In finance, decisions often rely on forecasts derived from statistical data. However, these forecasts carry an inherent level of uncertainty that must be quantified to make informed decisions. Confidence intervals are central to this context, providing a range where an estimated parameter, such as a mean return, is likely to fall with a given probability.
Definition
A confidence interval is a range around a point estimate that indicates where the true parameter of the population (e.g., the mean) is highly likely to be. For instance, a 95% confidence interval means that if sampling were repeated multiple times, 95% of the calculated intervals would contain the true parameter.
The confidence interval is calculated using the following formula:
\[ \text{Confidence Interval} = \bar{x} \pm z \cdot \text{SE} \]
where:
- \( z \) is the critical value associated with the confidence level (e.g., 1.96 for 95%),
- \( \text{SE} \) (Standard Error) is calculated as:
\[ \text{SE} = \frac{s}{\sqrt{n}} \]
with \( s \) being the standard deviation of the data and \( n \) the sample size.
The Role of the Confidence Interval
Confidence intervals are essential in finance for several reasons:
- Measuring uncertainty: They help estimate the degree of uncertainty around a financial parameter such as an average return, interest rate, or volatility.
- Decision-making: By providing a probable range, they assist risk managers or investors in making decisions considering optimistic and pessimistic scenarios.
- Comparing performance: Confidence intervals are used to determine if differences between two financial assets (e.g., two portfolios) are statistically significant.
Why is the Standard Error Important?
The standard error measures the variability of sample means around the true population mean. It depends on:
- The standard deviation (\( s \)): Higher data dispersion leads to a larger standard error.
- The sample size (\( n \)): A larger sample size reduces the standard error (as uncertainty decreases with more data).
Advantages and Disadvantages of a Wide Interval
A confidence interval can be wide or narrow depending on the data variability, sample size, and chosen confidence level. Here are the implications of a wide interval:
Advantages:
- Increased reliability: A wide interval reflects a higher probability of including the true parameter, which is critical for cautious analyses like stress tests or crisis scenarios.

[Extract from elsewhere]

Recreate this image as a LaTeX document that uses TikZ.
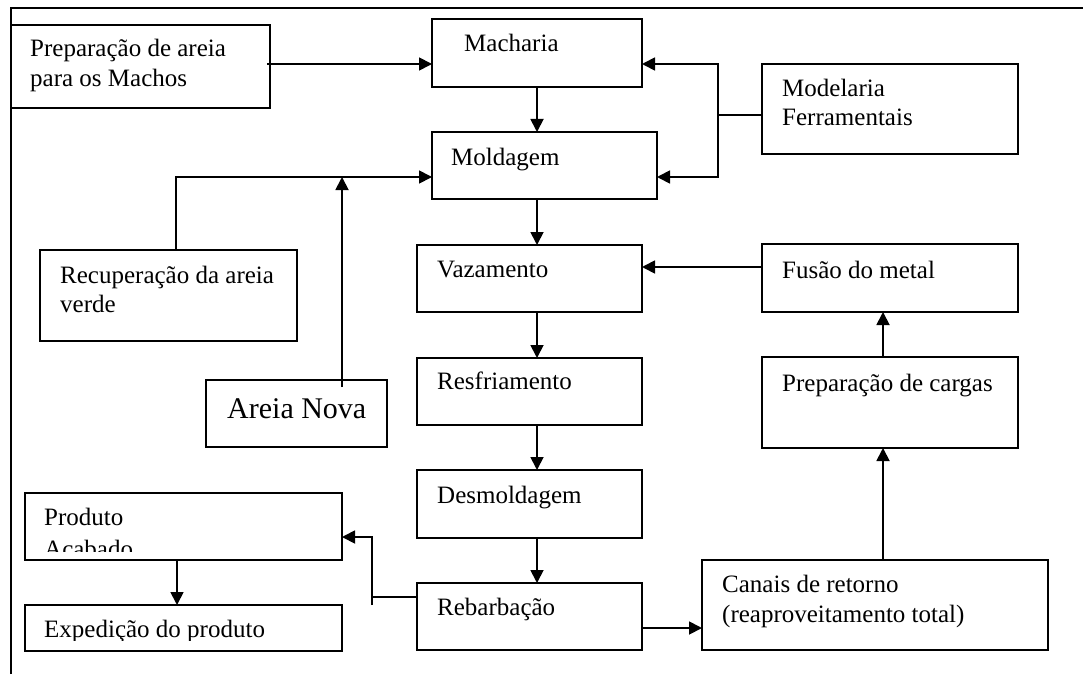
\documentclass[tikz,border=0pt]{standalone}
\usepackage{fontspec}
\setmainfont{Liberation Serif}
\usetikzlibrary{arrows.meta}
\newcommand\mybox[5]{\node[box, minimum width={#4-#2}, minimum height={#5-#3}] (#1) at (#2,#3) {};}
\begin{document}
\begin{tikzpicture}[x=1pt,y=-1pt,
  box/.style={draw, line width=1.8pt, inner sep=0pt, outer sep=0pt, anchor=north west},
  txt/.style={anchor=base west, inner sep=0pt, font=\fontsize{25}{30}\selectfont},
  bigtxt/.style={anchor=base west, inner sep=0pt, font=\fontsize{30}{36}\selectfont},
  ln/.style={line width=1.8pt},
  arr/.style={line width=1.8pt, -{Triangle[length=13pt,width=13pt]}}]
\useasboundingbox (0,0) rectangle (1083,674);
% frame
\coordinate (fa) at (11,674);
\coordinate (fb) at (11,8);
\coordinate (fc) at (1083,8);
\draw[line width=1.5pt] (fa) -- (fb) -- (fc);
% boxes
\mybox{prep}{11}{25}{270}{108}
\mybox{macharia}{432}{19}{642}{87}
\mybox{moldagem}{432}{132}{657}{199}
\mybox{modelaria}{762}{64}{1018}{154}
\mybox{recup}{40}{250}{297}{341}
\mybox{areia}{206}{380}{387}{447}
\mybox{vaz}{417}{245}{642}{312}
\mybox{resf}{417}{358}{642}{425}
\mybox{desm}{417}{470}{642}{538}
\mybox{reb}{417}{583}{642}{650}
\mybox{fusao}{762}{244}{1018}{312}
\mybox{cargas}{762}{357}{1018}{448}
\mybox{canais}{702}{560}{1048}{650}
\mybox{produto}{25}{493}{342}{560}
\mybox{exped}{25}{605}{342}{651}
% texts
\node[txt] (prep-t1) at (30,57) {Preparação de areia};
\node[txt] (prep-t2) at (30,87) {para os Machos};
\node[txt] (macharia-t) at (464,52) {Macharia};
\node[txt] (moldagem-t) at (451,165) {Moldagem};
\node[txt] (modelaria-t1) at (782,96) {Modelaria};
\node[txt] (modelaria-t2) at (782,125) {Ferramentais};
\node[txt] (recup-t1) at (60,283) {Recuperação da areia};
\node[txt] (recup-t2) at (60,312) {verde};
\node[bigtxt] (areia-t) at (227,418) {Areia Nova};
\node[txt] (vaz-t) at (437,277) {Vazamento};
\node[txt] (resf-t) at (437,389) {Resfriamento};
\node[txt] (desm-t) at (437,503) {Desmoldagem};
\node[txt] (reb-t) at (437,615) {Rebarbação};
\node[txt] (fusao-t) at (782,278) {Fusão do metal};
\node[txt] (cargas-t) at (782,391) {Preparação de cargas};
\node[txt] (canais-t1) at (722,592) {Canais de retorno};
\node[txt] (canais-t2) at (722,622) {(reaproveitamento total)};
\node[txt] (produto-t1) at (44,525) {Produto};
\begin{scope}
\clip (25,493) rectangle (342,551);
\node[txt] (produto-t2) at (44,557) {Acabado};
\end{scope}
\begin{scope}
\clip (25,605) rectangle (342,640);
\node[txt] (exped-t) at (44,637) {Expedição do produto};
\end{scope}
% connectors
\coordinate (c1) at (267,64);
\draw[arr] (c1) -- (c1 -| macharia.west);
\coordinate (ax) at (537,0);
\draw[arr] (ax |- macharia.south) -- (ax |- moldagem.north);
\draw[arr] (ax |- moldagem.south) -- (ax |- vaz.north);
\draw[arr] (ax |- vaz.south) -- (ax |- resf.north);
\draw[arr] (ax |- resf.south) -- (ax |- desm.north);
\draw[arr] (ax |- desm.south) -- (ax |- reb.north);
% modelaria
\coordinate (m1) at (718,115);
\coordinate (mtop) at (718,64);
\coordinate (mbot) at (718,177);
\draw[ln] (m1 -| modelaria.west) -- (m1);
\draw[arr] (m1) -- (mtop) -- (mtop -| macharia.east);
\draw[arr] (m1) -- (mbot) -- (mbot -| moldagem.east);
% recuperacao / areia nova
\coordinate (r1) at (176,177);
\draw[arr] (r1 |- recup.north) -- (r1) -- (r1 -| moldagem.west);
\coordinate (a1) at (342,387);
\draw[arr] (a1) -- (a1 |- r1);
% fusao, cargas, canais
\coordinate (f1) at (762,267);
\draw[arr] (f1) -- (f1 -| vaz.east);
\coordinate (cx) at (883,0);
\draw[arr] (cx |- cargas.north) -- (cx |- fusao.south);
\draw[arr] (cx |- canais.north) -- (cx |- cargas.south);
\coordinate (rb) at (642,628);
\draw[arr] (rb) -- (rb -| canais.west);
% rebarbacao -> produto
\coordinate (p1) at (372,597);
\coordinate (p2) at (372,605);
\coordinate (p3) at (372,537);
\draw[ln] (p1 -| reb.west) -- (p1);
\draw[arr] (p2) -- (p3) -- (p3 -| produto.east);
\coordinate (e1) at (177,0);
\draw[arr] (e1 |- produto.south) -- (e1 |- exped.north);
\end{tikzpicture}
\end{document}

- Uncertainty management: It fully acknowledges the uncertainties linked to volatility and data dispersion.
Disadvantages:
- Reduced precision: A wide interval indicates high data dispersion (\( s \)) or a small sample (\( n \)), meaning the estimated parameter can significantly deviate from the true mean.
- Decision-making difficulty: In finance, a very wide interval, such as a forecasted return between -10% and +20%, is hard to interpret and use for strategy.
Illustration with a Financial Example
Suppose you are analyzing a stock portfolio with a mean return (\( \bar{x} \)) of 5%, a standard deviation (\( s \)) of 15%, and a sample size (\( n \)) of 30 observations. The standard error is:
\[ \text{SE} = \frac{15}{\sqrt{30}} \approx 2.74 \]
For a 95% confidence interval (\( z = 1.96 \)):
\[ \text{Confidence Interval} = 5 \pm 1.96 \cdot 2.74 \approx [-0.37\%, 10.37\%] \]
This interval indicates a 95% probability that the true mean return lies between -0.37% and 10.37%. While reliable, this range is too wide for precise decision-making, highlighting the limitations of a wide interval.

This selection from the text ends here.